[Collected data entries]
◇ ◇ ◇ ◇
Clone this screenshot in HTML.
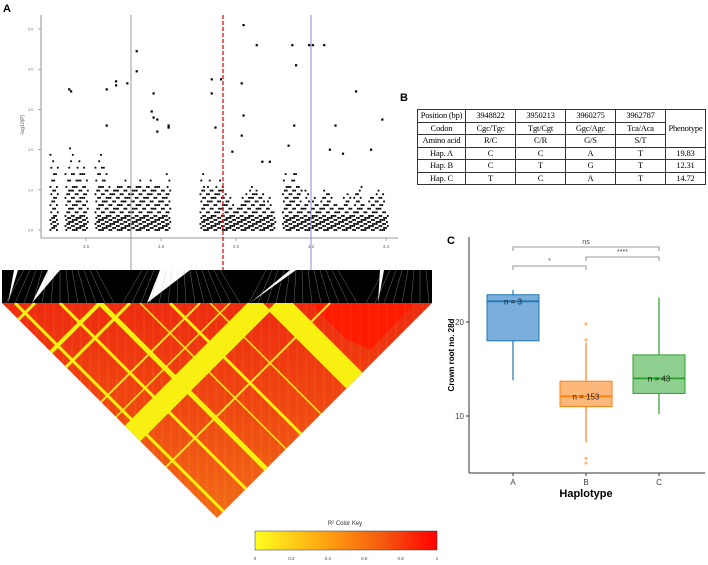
<!DOCTYPE html>
<html><head><meta charset="utf-8"><style>
html,body{margin:0;background:#fff;width:708px;height:565px;overflow:hidden;font-family:"Liberation Sans",sans-serif;position:relative}
svg{position:absolute;left:0;top:0}
table{position:absolute;left:417px;top:109px;width:288px;border-collapse:collapse;font-family:"Liberation Serif",serif;font-size:8.5px;table-layout:fixed}
td{border:1px solid #333;padding:0;text-align:center;height:11.5px;line-height:11.5px;white-space:nowrap;overflow:hidden;letter-spacing:-0.2px}
</style></head><body>
<svg id="fig" width="708" height="565" viewBox="0 0 708 565">
<defs>
<clipPath id="tri"><polygon points="2,303 432,303 217,518"/></clipPath>
<linearGradient id="ldg" x1="0" y1="0" x2="0" y2="1"><stop offset="0" stop-color="#ee2a10"/><stop offset="0.5" stop-color="#f04a12"/><stop offset="1" stop-color="#f27018"/></linearGradient>
<linearGradient id="key" x1="0" y1="0" x2="1" y2="0"><stop offset="0" stop-color="#ffff20"/><stop offset="0.4" stop-color="#ffa010"/><stop offset="0.7" stop-color="#f55a10"/><stop offset="1" stop-color="#ff0000"/></linearGradient>
</defs>
<text x="3" y="12" font-size="11" font-weight="bold">A</text>
<text x="400" y="101" font-size="11" font-weight="bold">B</text>
<text x="447" y="244" font-size="11" font-weight="bold">C</text>
<g id="man"></g>
<g id="ld"></g>
<g id="box"></g>
</svg>
<table>
<colgroup><col style="width:48px"><col style="width:50px"><col style="width:50px"><col style="width:50px"><col style="width:50px"><col style="width:40px"></colgroup>
<tr><td>Position (bp)</td><td>3948822</td><td>3950213</td><td>3960275</td><td>3962787</td><td rowspan="3">Phenotype</td></tr>
<tr><td>Codon</td><td>Cgc/Tgc</td><td>Tgt/Cgt</td><td>Ggc/Agc</td><td>Tca/Aca</td></tr>
<tr><td>Amino acid</td><td>R/C</td><td>C/R</td><td>G/S</td><td>S/T</td></tr>
<tr><td>Hap. A</td><td>C</td><td>C</td><td>A</td><td>T</td><td>19.83</td></tr>
<tr><td>Hap. B</td><td>C</td><td>T</td><td>G</td><td>T</td><td>12.31</td></tr>
<tr><td>Hap. C</td><td>T</td><td>C</td><td>A</td><td>T</td><td>14.72</td></tr>
</table>
<script>
const NS="http://www.w3.org/2000/svg";
function mk(p,t,a){const e=document.createElementNS(NS,t);for(const k in a)e.setAttribute(k,a[k]);p.appendChild(e);return e;}
// Manhattan data
const colPos=[3.51,3.52,3.55,3.56,3.57,3.58,3.59,3.60,3.63,3.64,3.65,3.66,3.67,3.68,3.69,3.70,3.71,3.72,3.73,3.74,3.75,3.76,3.77,3.78,3.79,3.80,3.81,3.82,3.91,3.92,3.93,3.94,3.95,3.96,3.97,3.98,3.99,4.00,4.01,4.02,4.03,4.04,4.05,4.06,4.07,4.08,4.09,4.10,4.13,4.14,4.15,4.16,4.17,4.18,4.19,4.20,4.21,4.22,4.23,4.24,4.25,4.26,4.27,4.28,4.29,4.30,4.31,4.32,4.33,4.34,4.35,4.36,4.37,4.38,4.39,4.40];
const colTop=[1.9,1.6,1.5,2.1,1.4,1.8,1.6,1.5,1.6,2.0,1.7,1.2,1.0,1.1,1.2,1.2,1.3,1.2,1.1,1.3,1.2,1.2,1.3,1.2,1.2,1.1,1.0,1.4,1.5,1.0,1.3,1.0,1.2,1.3,1.0,0.8,0.7,0.6,0.7,0.8,0.9,1.2,1.0,0.9,0.9,0.7,0.8,0.5,1.4,1.2,1.5,1.4,1.2,0.7,1.0,0.6,0.8,0.7,0.8,1.0,0.9,0.7,0.7,0.6,0.8,0.9,0.6,0.9,1.2,0.7,0.6,0.8,0.8,1.0,0.9,0.5];
const outX=[3.555,3.56,3.655,3.655,3.68,3.68,3.71,3.735,3.735,3.78,3.775,3.78,3.79,3.79,3.82,3.82,3.935,3.935,3.945,3.96,4.015,4.02,4.015,4.02,4.055,4.15,4.16,4.155,4.195,4.205,4.235,4.265,4.32,4.39,4.14,4.25,4.285,4.36,4.09,4.07,3.99];
const outY=[3.5,3.45,3.5,2.6,3.7,3.6,3.65,3.95,4.45,3.4,2.95,2.8,2.75,2.45,2.6,2.55,3.75,3.4,2.55,3.75,3.65,2.85,2.35,5.1,4.6,4.6,4.1,2.6,4.6,4.6,4.6,2.6,3.45,2.75,2.1,2.0,1.9,2.0,1.7,1.7,1.95];
const xTicks=[3.6,3.8,4.0,4.2,4.4], yTicks=[0,1,2,3,4,5];
const mx=v=>236+(v-4.0)*375, my=v=>230-v*40.2;
const man=document.getElementById('man');
let l=mk(man,'line',{x1:41,y1:15,x2:41,y2:238,stroke:'#777','stroke-width':0.8});

l=mk(man,'line',{x1:41,y1:238,x2:398,y2:238,stroke:'#777','stroke-width':0.8});

yTicks.forEach(v=>{mk(man,'line',{x1:38,y1:my(v),x2:41,y2:my(v),stroke:'#777','stroke-width':0.6});
 const t=mk(man,'text',{x:33,y:my(v)+1.5,'font-size':3.5,fill:'#666','text-anchor':'end'});t.textContent=v.toFixed(1);
 });
xTicks.forEach(v=>{mk(man,'line',{x1:mx(v),y1:238,x2:mx(v),y2:241,stroke:'#777','stroke-width':0.6});
 const t=mk(man,'text',{x:mx(v),y:248,'font-size':4.5,fill:'#666','text-anchor':'middle'});t.textContent=v.toFixed(1);
 });
let yt=mk(man,'text',{x:24,y:125,'font-size':5,fill:'#666','text-anchor':'middle',transform:'rotate(-90 24 125)'});yt.textContent='-log10(P)';

colPos.forEach((p,i)=>{let v=0,k=0;while(v<=colTop[i]){const off=((k*7+i*3)%5-2)*0.9;
 const d=mk(man,'rect',{x:mx(p)+off-0.9,y:my(v)-0.9,width:1.8,height:1.8,fill:'#000'});
 
 v+= v<0.35?0.05:(v<1.0?0.09:0.16); k++;}});
outX.forEach((p,i)=>{const d=mk(man,'rect',{x:mx(p)-1,y:my(outY[i])-1,width:2.2,height:2.2,fill:'#000'});
 });
[[131,'#999'],[311,'#8888cc']].forEach(a=>{const v=mk(man,'line',{x1:a[0],y1:15,x2:a[0],y2:272,stroke:a[1],'stroke-width':1});
 });
l=mk(man,'line',{x1:223,y1:15,x2:223,y2:290,stroke:'#e02020','stroke-width':1.4,'stroke-dasharray':'4,2'});

// LD
const ld=document.getElementById('ld');
mk(ld,'rect',{x:2,y:270,width:430,height:33,fill:'#000'});
[[8,303,18,270,14,270],[32,303,60,270,48,270],[147,303,190,270,160,270],[378,303,380,270,384,270],[250,303,290,270,296,270]].forEach(w=>mk(ld,'polygon',{points:w.join(' '),fill:'#fff'}));
for(let x=6;x<430;x+=9){mk(ld,'line',{x1:x,y1:303,x2:x+((x*13)%40)-20,y2:270,stroke:'#bbb','stroke-width':0.3});}
const g=mk(ld,'g',{'clip-path':'url(#tri)'});
mk(g,'rect',{x:0,y:300,width:440,height:220,fill:'url(#ldg)'});
mk(g,'polygon',{points:'310,303 415,303 370,350 345,338',fill:'#ff1a00'});
for(let x=0;x<440;x+=3){mk(g,'line',{x1:x,y1:303,x2:x,y2:520,stroke:(x%9==0)?'#f8a020':'#e03010','stroke-width':0.5,'stroke-opacity':0.35});}
const dl=[[263,22],[100,4],[35,3],[130,3],[200,2],[230,1.5],[330,2]], dr=[[275,20],[100,5],[15,3],[60,3],[170,3],[290,4],[210,1.5],[140,1.5]];
dl.forEach(a=>mk(g,'line',{x1:a[0],y1:303,x2:a[0]-300,y2:603,stroke:'#f8f010','stroke-width':a[1]}));
dr.forEach(a=>mk(g,'line',{x1:a[0],y1:303,x2:a[0]+300,y2:603,stroke:'#f8f010','stroke-width':a[1]}));
mk(ld,'rect',{x:255,y:531,width:182,height:19,fill:'url(#key)',stroke:'#333','stroke-width':0.5});
let kt=mk(ld,'text',{x:345,y:525,'font-size':6,'text-anchor':'middle',fill:'#333'});kt.textContent='R² Color Key';

['0','0.2','0.4','0.6','0.8','1'].forEach((s,i)=>{const t=mk(ld,'text',{x:255+i*36.4,y:560,'font-size':4.5,'text-anchor':'middle',fill:'#444'});t.textContent=s;
 });
// Boxplot
const cats=['A','B','C'], q1=[18,11,12.4], med=[22.2,12.1,14], q3=[22.9,13.7,16.5], wLo=[13.8,7.2,10.2], wHi=[23.4,17.8,22.6], ns=[3,153,43];
const outCat=[1,1,1,1], outVal=[19.8,18.1,5.5,5.0];
const cols=['#1f77b4','#ff7f0e','#2ca02c'], fills=['#7aaedc','#fcb77a','#8fcf8f'];
const bx=i=>513+i*73, by=v=>416-(v-10)*9.4;
const box=document.getElementById('box');
mk(box,'line',{x1:469,y1:237,x2:469,y2:473,stroke:'#333','stroke-width':1});
mk(box,'line',{x1:469,y1:473,x2:705,y2:473,stroke:'#333','stroke-width':1});
[10,20].forEach(v=>{mk(box,'line',{x1:466,y1:by(v),x2:469,y2:by(v),stroke:'#333'});
 const t=mk(box,'text',{x:464,y:by(v)+3,'font-size':8,'text-anchor':'end',fill:'#444'});t.textContent=v;
 });
let t=mk(box,'text',{x:454,y:355,'font-size':8,'font-weight':'bold','text-anchor':'middle',transform:'rotate(-90 454 355)'});t.textContent='Crown root no. 28d';

t=mk(box,'text',{x:586,y:497,'font-size':11,'font-weight':'bold','text-anchor':'middle'});t.textContent='Haplotype';

cats.forEach((c,i)=>{const x=bx(i);
 mk(box,'line',{x1:x,y1:473,x2:x,y2:476,stroke:'#333'});
 let tt=mk(box,'text',{x:x,y:485,'font-size':8,'text-anchor':'middle',fill:'#444'});tt.textContent=c;
 
 mk(box,'line',{x1:x,y1:by(wLo[i]),x2:x,y2:by(wHi[i]),stroke:cols[i],'stroke-width':1.2});
 const r=mk(box,'rect',{x:x-26,y:by(q3[i]),width:52,height:by(q1[i])-by(q3[i]),fill:fills[i],stroke:cols[i],'stroke-width':1});
 
 mk(box,'line',{x1:x-26,y1:by(med[i]),x2:x+26,y2:by(med[i]),stroke:cols[i],'stroke-width':1.8});
 tt=mk(box,'text',{x:x,y:by(med[i])+3,'font-size':8,'text-anchor':'middle',fill:'#222'});tt.textContent='n = '+ns[i];
 });
outCat.forEach((c,i)=>{const o=mk(box,'circle',{cx:bx(c),cy:by(outVal[i]),r:1.6,fill:'#fcb77a'});
 });
[[0,2,247,'ns',242],[1,2,257,'****',252],[0,1,266,'*',261]].forEach(b=>{
 mk(box,'path',{d:`M${bx(b[0])},${b[2]+4}V${b[2]}H${bx(b[1])}V${b[2]+4}`,fill:'none',stroke:'#777','stroke-width':0.8});
 const s=mk(box,'text',{x:(bx(b[0])+bx(b[1]))/2,y:b[4]+2,'font-size':7,'text-anchor':'middle',fill:'#444'});s.textContent=b[3];
 });
</script>
</body></html>
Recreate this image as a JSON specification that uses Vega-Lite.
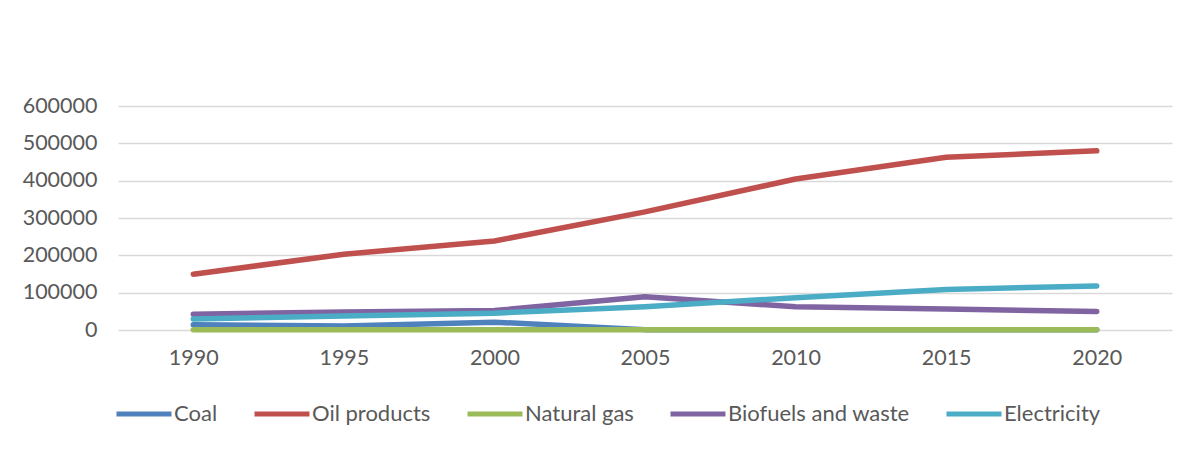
◇ ◇ ◇ ◇
WHAT YOU ARE ASKED TO DO ->
Working from the material above, state how many lines contain "this"; give only the number.

RESULT OF THE EXERCISE ->
2